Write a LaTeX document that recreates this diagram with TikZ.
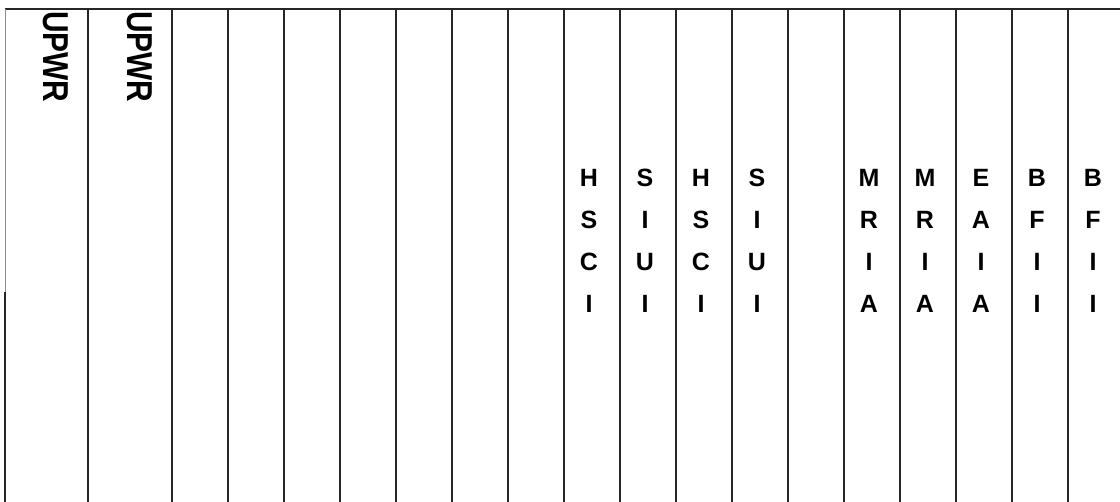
\documentclass[tikz,border=0pt]{standalone}
\usepackage{fontspec}
\setmainfont{Liberation Sans}
\usetikzlibrary{positioning}
\tikzset{
  frame_line/.style={line width=2pt, draw=black!85},
  frame_faint/.style={line width=1pt, draw=black!45},
  slot_line/.style={line width=2.6pt, draw=black!85},
  slot_letter/.style={font=\fontsize{25}{25}\selectfont\bfseries, inner sep=0pt, anchor=base},
  upwr_label/.style={font=\fontsize{36}{36}\selectfont\bfseries, inner sep=0pt, anchor=base west, rotate=-90}
}
% four stacked letters in one slot: name, x, letters
\newcommand{\slotlabel}[6]{%
  \node[slot_letter] (#1_1) at (#2,187) {#3};
  \node[slot_letter] (#1_2) at (#2,229) {#4};
  \node[slot_letter] (#1_3) at (#2,271) {#5};
  \node[slot_letter] (#1_4) at (#2,313) {#6};
}

\begin{document}
\begin{tikzpicture}[x=1pt, y=-1pt]
  \useasboundingbox (0,0) rectangle (1120,502);

  % chassis outline
  \draw[frame_line] (5,9) -- (1120,9);
  \draw[frame_faint] (5,9) -- (5,292);
  \draw[slot_line] (5,292) -- (5,502);

  % slot dividers
  \foreach \x in {88,172,228,...,1068}
    \draw[slot_line] (\x,9) -- (\x,502);

  % power supplies
  \node[upwr_label] (upwr_a) at (43,11) {\scalebox{0.83}[1]{UPWR}};
  \node[upwr_label] (upwr_b) at (127,11) {\scalebox{0.83}[1]{UPWR}};

  % cards
  \slotlabel{hsci_a}{589}{H}{S}{C}{I}
  \slotlabel{siui_a}{645}{S}{I}{U}{I}
  \slotlabel{hsci_b}{701}{H}{S}{C}{I}
  \slotlabel{siui_b}{757}{S}{I}{U}{I}
  \slotlabel{mria_a}{869}{M}{R}{I}{A}
  \slotlabel{mria_b}{925}{M}{R}{I}{A}
  \slotlabel{eaia}{981}{E}{A}{I}{A}
  \slotlabel{bfii_a}{1037}{B}{F}{I}{I}
  \slotlabel{bfii_b}{1093}{B}{F}{I}{I}
\end{tikzpicture}
\end{document}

####

- [YOUR TASK] Quote all the lines above exactly as given. Do not include the pictures.

- [SOLUTION]
Write a LaTeX document that recreates this diagram with TikZ.
\documentclass[tikz,border=0pt]{standalone}
\usepackage{fontspec}
\setmainfont{Liberation Sans}
\usetikzlibrary{positioning}
\tikzset{
  frame_line/.style={line width=2pt, draw=black!85},
  frame_faint/.style={line width=1pt, draw=black!45},
  slot_line/.style={line width=2.6pt, draw=black!85},
  slot_letter/.style={font=\fontsize{25}{25}\selectfont\bfseries, inner sep=0pt, anchor=base},
  upwr_label/.style={font=\fontsize{36}{36}\selectfont\bfseries, inner sep=0pt, anchor=base west, rotate=-90}
}
% four stacked letters in one slot: name, x, letters
\newcommand{\slotlabel}[6]{%
  \node[slot_letter] (#1_1) at (#2,187) {#3};
  \node[slot_letter] (#1_2) at (#2,229) {#4};
  \node[slot_letter] (#1_3) at (#2,271) {#5};
  \node[slot_letter] (#1_4) at (#2,313) {#6};
}

\begin{document}
\begin{tikzpicture}[x=1pt, y=-1pt]
  \useasboundingbox (0,0) rectangle (1120,502);

  % chassis outline
  \draw[frame_line] (5,9) -- (1120,9);
  \draw[frame_faint] (5,9) -- (5,292);
  \draw[slot_line] (5,292) -- (5,502);

  % slot dividers
  \foreach \x in {88,172,228,...,1068}
    \draw[slot_line] (\x,9) -- (\x,502);

  % power supplies
  \node[upwr_label] (upwr_a) at (43,11) {\scalebox{0.83}[1]{UPWR}};
  \node[upwr_label] (upwr_b) at (127,11) {\scalebox{0.83}[1]{UPWR}};

  % cards
  \slotlabel{hsci_a}{589}{H}{S}{C}{I}
  \slotlabel{siui_a}{645}{S}{I}{U}{I}
  \slotlabel{hsci_b}{701}{H}{S}{C}{I}
  \slotlabel{siui_b}{757}{S}{I}{U}{I}
  \slotlabel{mria_a}{869}{M}{R}{I}{A}
  \slotlabel{mria_b}{925}{M}{R}{I}{A}
  \slotlabel{eaia}{981}{E}{A}{I}{A}
  \slotlabel{bfii_a}{1037}{B}{F}{I}{I}
  \slotlabel{bfii_b}{1093}{B}{F}{I}{I}
\end{tikzpicture}
\end{document}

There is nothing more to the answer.